By Christine Tristani

Christopher King, also known as King, President of the Conscious Capitalism DC chapter, began the second Conscious Monday event with a brief discussion about stakeholder orientation, integration, feedback, and the importance of a higher purpose. In order to gain a well-rounded understanding of everyone in the room, the event guests were asked to introduce themselves, not by occupation but by disclosing their higher purpose. King described what Higher Purpose means by quoting Patanjali, the father of modern yoga and author of yoga sutras:

“When you are inspired by some great purpose, some extraordinary project, all your thoughts break their bonds: Your mind transcends limitations, your consciousness expands in every direction, and you find yourself in a new, great and wonderful world. Dormant forces, faculties and talents become alive, and you discover yourself to be a greater person by far than you ever dreamed yourself to be.”
– Patanjali

Project Rebuild Baltimore City is a real estate development project that aims to create affordable housing in Baltimore. There are over 16,000 homes in Baltimore that they have targeted. King outlined three essential components that need to exist achieve stakeholder integration and make affordable housing a reality:

  1. Sustainable Home Ownership
  2. Financial Literacy: Training and Education
  3. Wealth Building: Resources and Support

The three panelists for the evening were then introduced. These men have come together with Christopher King to collaborate, organize, and execute Project Rebuild Baltimore City.

Rich Rudy, Director of Real Estate Development for the Project, founder of the Pinnacle Real Estate Company and of Manor Ventures, discussed his efforts to facilitate home ownership and its correlation to building wealth.

James Stewart, Director of Banking for the Project, Vice President and Residential Mortgage Loan Officer for BlueRidge Bank, spoke of buying and renovating properties in Baltimore and how we need to make it economically feasible for people of the Baltimore community to live there.

Kwesi Robotham, Director of Financial Literacy for the Project, Conscious Capitalism member and Managing Member of Liberty Roe Capital LLC with an extensive background in management consulting for a variety of government agencies, spoke of his decision to teach people how to improve their financial literacy and raise public awareness on basic home ownership knowledge.

 King decided to immediately open the discussion to everyone in the room instead of moderating the panel himself. This allowed for a very interactive discussion in which everyone in the audience was an active member of the conversation.

As our panelists, members, and guests discussed, the Baltimore project is multifaceted and must be laid out and executed strategically. A new approach must be implemented where factions of the Baltimore community are brought together to work with development initiatives to understand the existing internal community relationships. This approach must include a strong training and education process for first time low-income homebuyers. It is imperative to have a continuous follow up in place to help the novice homebuyer transition from having no wealth to having wealth and a stake in the community they live in. This first time homebuyer training must be one on one, providing information on banking, credit, affordability, wealth building, and community impact.

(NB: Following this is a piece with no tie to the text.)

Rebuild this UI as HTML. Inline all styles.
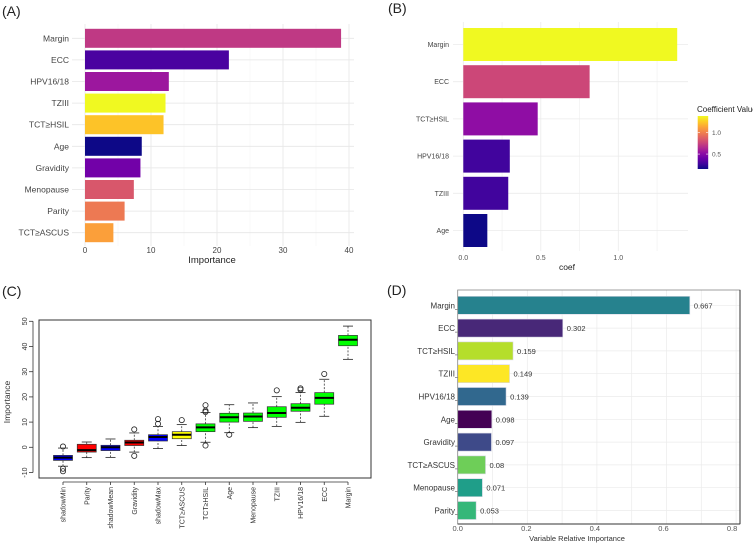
<!DOCTYPE html>
<html><head><meta charset="utf-8"><style>
html,body{margin:0;padding:0;background:#fff;}
svg{display:block;font-family:"Liberation Sans",Arial,sans-serif;}
</style></head><body>
<svg id="fig" width="753" height="544" viewBox="0 0 753 544" xmlns="http://www.w3.org/2000/svg">
<rect width="753" height="544" fill="#fff"/>
<text x="2" y="16" font-size="14" fill="#222">(A)</text>
<text x="388" y="13" font-size="14" fill="#222">(B)</text>
<text x="2" y="296" font-size="14" fill="#222">(C)</text>
<text x="387" y="295" font-size="14" fill="#222">(D)</text>
<g id="pa"></g>
<g id="pb"></g>
<g id="pc"></g>
<g id="pd"></g>
</svg>
<script>
// Panel A
const aCats = ["Margin","ECC","HPV16/18","TZIII","TCT≥HSIL","Age","Gravidity","Menopause","Parity","TCT≥ASCUS"];
const aVals = [38.8,21.8,12.7,12.2,11.9,8.6,8.4,7.4,6.0,4.3];
const aColors = ["#bf3984","#4a02a0","#9c179e","#f0f921","#fdc328","#0d0887","#7201a8","#d8576b","#ed7953","#fb9f3a"];
const aTicks = [0,10,20,30,40];
// Panel B
const bCats = ["Margin","ECC","TCT≥HSIL","HPV16/18","TZIII","Age"];
const bVals = [1.38,0.815,0.48,0.30,0.29,0.155];
const bTicks = [0,0.5,1.0];
const bLegendTicks = [0.5,1.0];
// Panel C
const cCats = ["shadowMin","Parity","shadowMean","Gravidity","shadowMax","TCT≥ASCUS","TCT≥HSIL","Age","Menopause","TZIII","HPV16/18","ECC","Margin"];
const cLo = [-7.5,-4.1,-4,-1.9,-0.5,0.7,2,5.8,7.8,8.3,9.9,12.3,34.9];
const cQ1 = [-5.2,-1.9,-1.3,0.7,2.5,3.4,6.2,10,10.3,11.9,14.3,17.1,40.3];
const cMed = [-4.1,-1.1,0,1.9,4.1,5,7.9,11.9,12.2,13.6,15.7,19.6,42.7];
const cQ3 = [-3.2,1.2,0.8,2.8,5,6.2,9.3,13.5,13.6,16.1,17.3,21.7,44.4];
const cHi = [-0.3,2.1,3.3,5.7,8.3,9,13.8,16.9,17.6,20.1,21.7,27,48.1];
const cOut = [[0.3,-8.5,-9.5],[],[],[7.1,-3.4],[11.2,9.3],[10.8],[16.7,14.5,14,0.7],[5],[],[22.6],[23.4,22.9],[29.1],[]];
const cColors = ["#0000ff","#ff0000","#0000ff","#ff0000","#0000ff","#ffff00","#00ff00","#00ff00","#00ff00","#00ff00","#00ff00","#00ff00","#00ff00"];
const cTicks = [-10,0,10,20,30,40,50];
// Panel D
const dCats = ["Margin","ECC","TCT≥HSIL","TZIII","HPV16/18","Age","Gravidity","TCT≥ASCUS","Menopause","Parity"];
const dVals = [0.667,0.302,0.159,0.149,0.139,0.098,0.097,0.08,0.071,0.053];
const dLabels = ["0.667","0.302","0.159","0.149","0.139","0.098","0.097","0.08","0.071","0.053"];
const dColors = ["#26828e","#482878","#b5de2b","#fde725","#31688e","#440154","#3e4a89","#6ece58","#1f9e89","#35b779"];
const dTicks = [0,0.2,0.4,0.6,0.8];

const NS="http://www.w3.org/2000/svg";
function mk(parent,tag,attrs,text){const e=document.createElementNS(NS,tag);for(const k in attrs)e.setAttribute(k,attrs[k]);if(text!==undefined)e.textContent=text;parent.appendChild(e);return e;}

// ---------- A ----------
(function(){
const g=document.getElementById('pa');
const x=v=>85+v*(264/40), y0=38.3, step=21.6, bh=19;
for(let v=0;v<=40;v+=5){const l=mk(g,'line',{x1:x(v),x2:x(v),y1:24,y2:246,stroke:v%10?'#f2f2f2':'#e6e6e6','stroke-width':v%10?0.5:0.8});

}
aCats.forEach((c,i)=>{const cy=y0+i*step;
const gl=mk(g,'line',{x1:72,x2:354,y1:cy,y2:cy,stroke:'#e6e6e6','stroke-width':0.8});


const r=mk(g,'rect',{x:x(0),y:cy-bh/2,width:x(aVals[i])-x(0),height:bh,fill:aColors[i]});


const t=mk(g,'text',{x:69,y:cy+3,'font-size':8.5,'text-anchor':'end',fill:'#444'},c);

});
aTicks.forEach(v=>{const t=mk(g,'text',{x:x(v),y:253,'font-size':8,'text-anchor':'middle',fill:'#444'},v);

});
const tt=mk(g,'text',{x:212,y:263,'font-size':9.5,'text-anchor':'middle',fill:'#222'},'Importance');


})();

// ---------- B ----------
(function(){
const g=document.getElementById('pb');
const x=v=>463.3+v*155, y0=44.5, step=37.2, bh=33;
const plasma=["#0d0887","#41049d","#6a00a8","#8f0da4","#b12a90","#cc4778","#e16462","#f2844b","#fca636","#fcce25","#f0f921"];
const vmin=Math.min(...bVals), vmax=Math.max(...bVals);
const col=v=>plasma[Math.round((v-vmin)/(vmax-vmin)*10)];
for(let v=0;v<=1.4;v+=0.25){const l=mk(g,'line',{x1:x(v),x2:x(v),y1:22,y2:251,stroke:'#ebebeb','stroke-width':Math.abs(v*2-Math.round(v*2))<0.01?0.8:0.5});

}
bCats.forEach((c,i)=>{const cy=y0+i*step;
const gl=mk(g,'line',{x1:453,x2:688,y1:cy,y2:cy,stroke:'#ebebeb','stroke-width':0.8});


const r=mk(g,'rect',{x:x(0),y:cy-bh/2,width:x(bVals[i])-x(0),height:bh,fill:col(bVals[i])});


const t=mk(g,'text',{x:449,y:cy+2.5,'font-size':7,'text-anchor':'end',fill:'#444'},c);

});
bTicks.forEach(v=>{const t=mk(g,'text',{x:x(v),y:260,'font-size':7,'text-anchor':'middle',fill:'#555'},v.toFixed(1));

});
const tt=mk(g,'text',{x:567,y:270,'font-size':8.5,'text-anchor':'middle',fill:'#222'},'coef');


// colorbar
const defs=mk(g,'defs',{});
const lg=mk(defs,'linearGradient',{id:'plasmaGrad',x1:0,y1:1,x2:0,y2:0});
plasma.forEach((c,i)=>mk(lg,'stop',{offset:(i/10),'stop-color':c}));
const ly=v=>169-(v-vmin)/(vmax-vmin)*53;
const cb=mk(g,'rect',{x:697.7,y:116,width:10.5,height:53,fill:'url(#plasmaGrad)'});


bLegendTicks.forEach(v=>{mk(g,'line',{x1:697.7,x2:700,y1:ly(v),y2:ly(v),stroke:'#fff','stroke-width':0.6});mk(g,'line',{x1:706,x2:708.2,y1:ly(v),y2:ly(v),stroke:'#fff','stroke-width':0.6});
const t=mk(g,'text',{x:712,y:ly(v)+2.5,'font-size':6.5,fill:'#555'},v.toFixed(1));

});
const lt=mk(g,'text',{x:697,y:112,'font-size':8,fill:'#222'},'Coefficient Value');


})();

// ---------- C ----------
(function(){
const g=document.getElementById('pc');
const y=v=>447.3-v*2.52, x=i=>63+i*23.75, bw=19;
const box=mk(g,'rect',{x:39,y:320,width:332,height:158,fill:'none',stroke:'#333','stroke-width':1});


mk(g,'line',{x1:33,x2:33,y1:y(-10),y2:y(50),stroke:'#333','stroke-width':0.8});
cTicks.forEach(v=>{mk(g,'line',{x1:29,x2:33,y1:y(v),y2:y(v),stroke:'#333','stroke-width':0.8});
const t=mk(g,'text',{x:0,y:0,'font-size':7,'text-anchor':'middle',fill:'#333',transform:`translate(27,${y(v)}) rotate(-90)`},v);

});
const yt=mk(g,'text',{x:0,y:0,'font-size':8.5,'text-anchor':'middle',fill:'#333',transform:'translate(10,402) rotate(-90)'},'Importance');


mk(g,'line',{x1:x(0),x2:x(12),y1:482,y2:482,stroke:'#333','stroke-width':0.8});
cCats.forEach((c,i)=>{const cx=x(i);
mk(g,'line',{x1:cx,x2:cx,y1:y(cLo[i]),y2:y(cQ1[i]),stroke:'#222','stroke-width':0.7,'stroke-dasharray':'2,1.5'});
mk(g,'line',{x1:cx,x2:cx,y1:y(cQ3[i]),y2:y(cHi[i]),stroke:'#222','stroke-width':0.7,'stroke-dasharray':'2,1.5'});
mk(g,'line',{x1:cx-5,x2:cx+5,y1:y(cLo[i]),y2:y(cLo[i]),stroke:'#222','stroke-width':0.8});
mk(g,'line',{x1:cx-5,x2:cx+5,y1:y(cHi[i]),y2:y(cHi[i]),stroke:'#222','stroke-width':0.8});
const r=mk(g,'rect',{x:cx-bw/2,y:y(cQ3[i]),width:bw,height:y(cQ1[i])-y(cQ3[i]),fill:cColors[i],stroke:'#333','stroke-width':0.7});


mk(g,'line',{x1:cx-bw/2,x2:cx+bw/2,y1:y(cMed[i]),y2:y(cMed[i]),stroke:'#000','stroke-width':2});
cOut[i].forEach(o=>{const p=mk(g,'circle',{cx:cx,cy:y(o),r:2.6,fill:'none',stroke:'#222','stroke-width':0.8});

});
mk(g,'line',{x1:cx,x2:cx,y1:482,y2:485,stroke:'#333','stroke-width':0.8});
const t=mk(g,'text',{x:0,y:0,'font-size':7,'text-anchor':'end',fill:'#333',transform:`translate(${cx+2.5},487) rotate(-90)`},c);

});
})();

// ---------- D ----------
(function(){
const g=document.getElementById('pd');
const x=v=>457.7+v*348, y0=305.3, step=22.8, bh=18;
for(let v=0;v<=0.8;v+=0.1){const l=mk(g,'line',{x1:x(v),x2:x(v),y1:290,y2:524,stroke:'#ebebeb','stroke-width':0.7});

}
dCats.forEach((c,i)=>{const cy=y0+i*step;
const gl=mk(g,'line',{x1:457.7,x2:740,y1:cy,y2:cy,stroke:'#ebebeb','stroke-width':0.7});


const r=mk(g,'rect',{x:x(0),y:cy-bh/2,width:x(dVals[i])-x(0),height:bh,fill:dColors[i],stroke:'#d9d9e6','stroke-width':0.6});


const vt=mk(g,'text',{x:x(dVals[i])+4,y:cy+3,'font-size':7.5,fill:'#333'},dLabels[i]);


mk(g,'line',{x1:455,x2:457.7,y1:cy+4,y2:cy+4,stroke:'#555','stroke-width':0.6});
const t=mk(g,'text',{x:455,y:cy+3,'font-size':8,'text-anchor':'end',fill:'#333'},c);

});
const fr=mk(g,'rect',{x:457.7,y:290,width:282.3,height:234,fill:'none',stroke:'#888','stroke-width':0.8});


mk(g,'line',{x1:457.7,x2:740,y1:524,y2:524,stroke:'#333','stroke-width':1});
mk(g,'line',{x1:740,x2:740,y1:290,y2:524,stroke:'#333','stroke-width':1});
dTicks.forEach(v=>{const px=457.7+v*343;
const t=mk(g,'text',{x:px,y:531,'font-size':7.5,'text-anchor':'middle',fill:'#555'},v.toFixed(1));

});
const tt=mk(g,'text',{x:577,y:541,'font-size':7.5,'text-anchor':'middle',fill:'#333'},'Variable Relative Importance');


})();
</script>
</body></html>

During the open discussion, we heard from various audience members and their ideas. One member spoke of incorporating solar energy resources in the original design of the homes to reduce costs and increase the home and community value. Another member addressed the importance of home ownership and resources that will put these new homeowners on a wealth-building track.

In closing, we were reminded that the Conscious Capitalism movement is not intended to be solely intellectual. In order to incorporate the numerous strategies involved in projects like Project Rebuild Baltimore City, versatile individuals with a higher purpose must work together. Stakeholder Orientation is an approach that is not only mindful of those being affected but also includes affected communities in the discussion and execution benefits everyone involved.